Unabsehbar sind zur Zeit jedoch die Folgen, die sich der Vorgehensweise des EuGH ergeben. Dies hat vor allem mit einer besonderen Form der Rechtsetzung auf europäischer Ebene zu tun; den so genannten Richtlinien. Vereinfacht ausgedrückt gibt es zwei Rechtsordnungen: die europäische und die nationale Rechtsordnung. Richtlinien vermeiden, dass europäisches Recht unmittelbar in nationales Recht eingreift. Sie geben ein Ziel vor überlassem dem Mitgliedstaat in seiner Rechtsordnung das Ziel zu regeln. Das Urteil stellt dieses System in Frage: Zum einen hat der EuGH einen allgemeinen Grundsatz des Europarechts (Primärrecht) angewendet, obwohl die Mitgliedstaaten wegen der Richtlinie einen eigenen Gestaltungsfreiraum hatten. Zum anderen hat es den Anschein, dass der EuGH von nationale Gerichten verlangt, Richtlinien im Zweifel vorrangig vor nationalem Recht anzuwenden.

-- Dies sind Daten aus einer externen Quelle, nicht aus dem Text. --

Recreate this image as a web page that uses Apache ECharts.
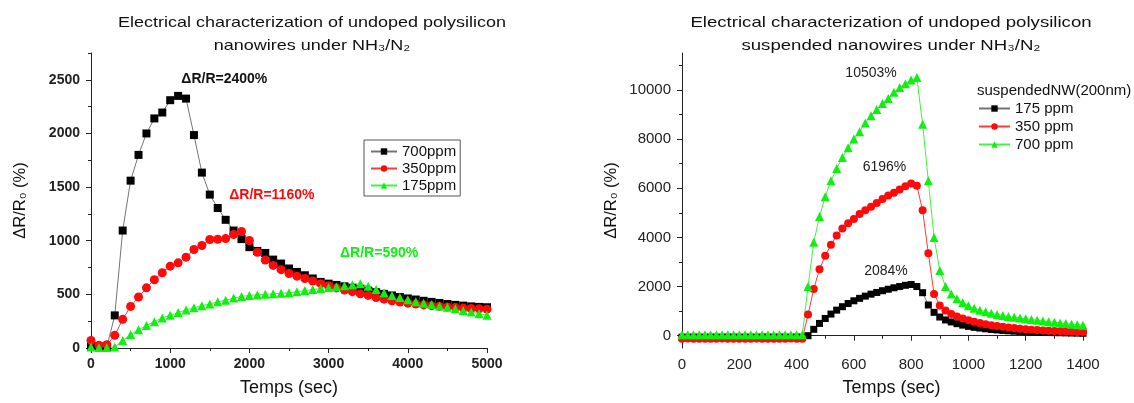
<!DOCTYPE html>
<html><head><meta charset="utf-8">
<script src="https://cdn.jsdelivr.net/npm/echarts@6/dist/echarts.min.js"></script>
<style>html,body{margin:0;padding:0;background:#fff}#c{width:1134px;height:403px}</style>
</head><body><div id="c"></div>
<script>
// ---------- Left chart data ----------
const leftTime = [0,100,200,300,400,500,600,700,800,900,1000,1100,1200,1300,1400,1500,1600,1700,1800,1900,2000,2100,2200,2300,2400,2500,2600,2700,2800,2900,3000,3100,3200,3300,3400,3500,3600,3700,3800,3900,4000,4100,4200,4300,4400,4500,4600,4700,4800,4900,5000];
const left700 = [20,15,10,304,1095,1560,1800,2000,2140,2195,2310,2350,2325,1985,1635,1430,1305,1195,1095,1015,940,905,886,824,787,741,709,678,648,616,600,588,575,562,550,535,520,505,490,475,462,452,440,430,420,410,402,395,388,383,380];
const left350 = [70,25,30,118,267,388,475,561,636,701,763,794,847,918,955,1011,1014,1020,1058,1086,1002,893,820,770,730,695,670,648,625,600,580,560,540,525,505,490,470,455,440,428,418,410,402,395,388,382,377,372,368,365,362];
const left175 = [10,5,5,10,70,125,170,210,245,280,305,330,355,375,395,410,430,445,465,480,490,495,500,505,510,515,525,535,545,555,565,570,580,590,600,575,545,515,490,470,450,432,418,405,392,380,365,350,335,320,305];
const leftYTicks = [0,500,1000,1500,2000,2500];
const leftYMinor = [250,750,1250,1750,2250,2750];

// ---------- Right chart data ----------
const rightTime = [0,20,40,60,80,100,120,140,160,180,200,220,240,260,280,300,320,340,360,380,400,420,440,460,480,500,520,540,560,580,600,620,640,660,680,700,720,740,760,780,800,820,840,860,880,900,920,940,960,980,1000,1020,1040,1060,1080,1100,1120,1140,1160,1180,1200,1220,1240,1260,1280,1300,1320,1340,1360,1380,1400];
const right175 = [-60,-62,-58,-60,-61,-59,-60,-62,-58,-60,-61,-59,-60,-62,-58,-60,-61,-59,-60,-62,-58,-60,
  0,260,500,700,880,1040,1180,1310,1420,1520,1610,1690,1760,1830,1890,1950,2000,2050,2084,
  2000,1750,1250,950,760,640,560,490,430,380,340,310,280,255,235,215,200,185,175,165,155,145,135,130,125,120,115,110,105,100];
const right350 = [-120,-118,-122,-120,-121,-119,-120,-118,-122,-120,-121,-119,-120,-118,-122,-120,-121,-119,-120,-118,-122,-120,
  860,1900,2700,3250,3700,4080,4360,4570,4750,4950,5100,5250,5400,5560,5700,5820,5950,6080,6196,
  6100,5100,3350,1700,1230,1030,880,780,700,630,570,520,470,430,395,365,335,310,285,265,245,230,215,200,190,180,170,160,155,150];
const right700 = [40,42,38,40,41,39,40,42,38,40,41,39,40,42,38,40,41,39,40,42,38,40,
  2000,3800,4850,5650,6300,6800,7250,7650,8000,8300,8650,8950,9200,9450,9650,9900,10100,10250,10400,
  10503,8600,6300,4000,2650,2000,1700,1500,1350,1220,1120,1040,970,910,860,820,780,750,720,690,660,630,600,570,545,520,495,470,450,430];
const rightYTicks = [0,2000,4000,6000,8000,10000];
const rightYMinor = [1000,3000,5000,7000,9000,11000];

const leftTitle = 'Electrical characterization of undoped polysilicon\nnanowires under NH₃/N₂';
const rightTitle = 'Electrical characterization of undoped polysilicon\nsuspended nanowires under NH₃/N₂';

const FONT = 'Liberation Sans, Arial, sans-serif';
const BLACK = '#000000', RED = '#ff0a0a', GREEN = '#10f010';
const plain = v => String(v);

function pairs(xs, ys){ return xs.map((x,i)=>[x, ys[i]]); }
function annot(text, coord, color, bold, size){
  return {
    symbol: 'rect', symbolSize: 1, silent: true,
    itemStyle: {color: 'rgba(0,0,0,0)'},
    label: {show: true, position: 'inside', color: color, fontWeight: bold ? 'bold' : 'normal', fontSize: size, fontFamily: FONT},
    data: [{coord: coord, value: text, label: {formatter: text}}]
  };
}
function lineSeries(name, xi, yi, data, color, symbol, size, mp){
  const s = {
    name: name, type: 'line', xAxisIndex: xi, yAxisIndex: yi, data: data,
    symbol: symbol, symbolSize: size, showSymbol: true,
    itemStyle: {color: color},
    lineStyle: {color: color, width: 1, opacity: color === BLACK ? 0.55 : 0.8},
    emphasis: {disabled: true}
  };
  if (mp) s.markPoint = mp;
  return s;
}
function titleText(text, cx, sx){
  return {type: 'text', x: cx, y: 11, scaleX: sx, silent: true,
    style: {text: text, fontSize: 15, fontFamily: FONT, fill: '#111', lineHeight: 23,
            align: 'center', textAlign: 'center', verticalAlign: 'top', textVerticalAlign: 'top'}};
}

const axisLineStyle = {lineStyle: {color: '#222', width: 1}};

const option = {
  animation: false,
  backgroundColor: '#fff',
  textStyle: {fontFamily: FONT},
  graphic: [titleText(leftTitle, 312, 1.2), titleText(rightTitle, 891, 1.24)],
  title: [
    {text: 'suspendedNW(200nm)', left: 977, top: 83,
     textStyle: {fontSize: 15, fontWeight: 'normal', color: '#111', fontFamily: FONT}, padding: 0}
  ],
  legend: [
    {data: ['700ppm','350ppm','175ppm'], orient: 'vertical', left: 364, top: 140,
     padding: [4,4,3,6], itemGap: 2, itemWidth: 26, itemHeight: 8, borderColor: '#555', borderWidth: 1,
     textStyle: {fontSize: 15, color: '#111', lineHeight: 15, fontFamily: FONT}},
    {data: ['175 ppm','350 ppm','700 ppm'], orient: 'vertical', left: 978, top: 101,
     padding: 0, itemGap: 3, itemWidth: 31, itemHeight: 8,
     textStyle: {fontSize: 15, color: '#111', lineHeight: 15, fontFamily: FONT}}
  ],
  grid: [
    {left: 91, top: 53, width: 396, height: 295},
    {left: 682, top: 53, width: 401, height: 295}
  ],
  xAxis: [
    {type: 'value', gridIndex: 0, min: 0, max: 5000, interval: 1000,
     name: 'Temps (sec)', nameLocation: 'middle', nameGap: 31,
     nameTextStyle: {fontSize: 18, color: '#111', fontFamily: FONT},
     axisLine: axisLineStyle, splitLine: {show: false},
     axisTick: {show: true, length: 5, lineStyle: {color: '#222'}},
     minorTick: {show: true, splitNumber: 2, length: 3, lineStyle: {color: '#222'}},
     axisLabel: {fontSize: 14, fontWeight: 'bold', color: '#222', margin: 9, fontFamily: FONT, formatter: plain}},
    {type: 'value', gridIndex: 1, min: 0, max: 1400, interval: 200,
     name: 'Temps (sec)', nameLocation: 'middle', nameGap: 31,
     nameTextStyle: {fontSize: 18, color: '#111', fontFamily: FONT, padding: [0,0,0,18]},
     axisLine: axisLineStyle, splitLine: {show: false},
     axisTick: {show: true, length: 5, lineStyle: {color: '#222'}},
     minorTick: {show: true, splitNumber: 2, length: 3, lineStyle: {color: '#222'}},
     axisLabel: {fontSize: 15, color: '#222', margin: 9, fontFamily: FONT, formatter: plain}}
  ],
  yAxis: [
    {type: 'value', gridIndex: 0, min: 0, max: 2750,
     name: 'ΔR/R₀ (%)', nameLocation: 'middle', nameGap: 62, nameRotate: 90,
     nameTextStyle: {fontSize: 16.5, color: '#111', fontFamily: FONT},
     axisLine: {show: true, lineStyle: {color: '#222', width: 1}}, splitLine: {show: false},
     axisTick: {show: true, length: 5, customValues: leftYTicks, lineStyle: {color: '#222'}},
     axisLabel: {fontSize: 14, fontWeight: 'bold', color: '#222', margin: 11, customValues: leftYTicks, fontFamily: FONT, formatter: plain}},
    {type: 'value', gridIndex: 0, min: 0, max: 2750, position: 'left',
     axisLine: {show: false}, splitLine: {show: false}, axisLabel: {show: false},
     axisTick: {show: true, length: 3, customValues: leftYMinor, lineStyle: {color: '#222'}}},
    {type: 'value', gridIndex: 1, min: -500, max: 11500,
     name: 'ΔR/R₀ (%)', nameLocation: 'middle', nameGap: 62, nameRotate: 90,
     nameTextStyle: {fontSize: 16.5, color: '#111', fontFamily: FONT},
     axisLine: {show: true, lineStyle: {color: '#222', width: 1}}, splitLine: {show: false},
     axisTick: {show: true, length: 5, customValues: rightYTicks, lineStyle: {color: '#222'}},
     axisLabel: {fontSize: 15, color: '#222', margin: 11, customValues: rightYTicks, fontFamily: FONT, formatter: plain}},
    {type: 'value', gridIndex: 1, min: -500, max: 11500, position: 'left',
     axisLine: {show: false}, splitLine: {show: false}, axisLabel: {show: false},
     axisTick: {show: true, length: 3, customValues: rightYMinor, lineStyle: {color: '#222'}}}
  ],
  series: [
    lineSeries('700ppm', 0, 0, pairs(leftTime, left700), BLACK, 'rect', 8,
      annot('ΔR/R=2400%', [1683, 2509], '#111', true, 14)),
    lineSeries('350ppm', 0, 0, pairs(leftTime, left350), RED, 'circle', 9,
      annot('ΔR/R=1160%', [2283, 1422], RED, true, 14)),
    lineSeries('175ppm', 0, 0, pairs(leftTime, left175), GREEN, 'triangle', 9,
      annot('ΔR/R=590%', [3638, 886], GREEN, true, 14)),
    lineSeries('175 ppm', 1, 2, pairs(rightTime, right175), BLACK, 'rect', 7,
      annot('2084%', [712, 2632], '#222', false, 14)),
    lineSeries('350 ppm', 1, 2, pairs(rightTime, right350), RED, 'circle', 8,
      annot('6196%', [707, 6864], '#222', false, 14)),
    lineSeries('700 ppm', 1, 2, pairs(rightTime, right700), GREEN, 'triangle', 9,
      annot('10503%', [660, 10683], '#222', false, 14))
  ]
};
const chart = echarts.init(document.getElementById('c'), null, {renderer: 'canvas'});
chart.setOption(option);
</script>
</body></html>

Insgesamt könnte sich aus diesen Ansätzen etwas ergeben, was die Rechtswissenschaft mit den Stichwort unmittelbare Wirkung zwischen Privaten bezeichnet und meint, dass Richtlinienrecht die Rechtsbeziehungen Privater regelt, ohne dass es ein nationales Gesetzes bedarf. Anders ausgedrückt: der Private könnte sich nicht darauf verlassen, dass ein nationales Gesetz tatsächlich auch gilt. Konkret im Fall: Ein Arbeitgeber kann nicht auf den Wortlaut des § 14 Abs. 3 TzBfG vertrauen.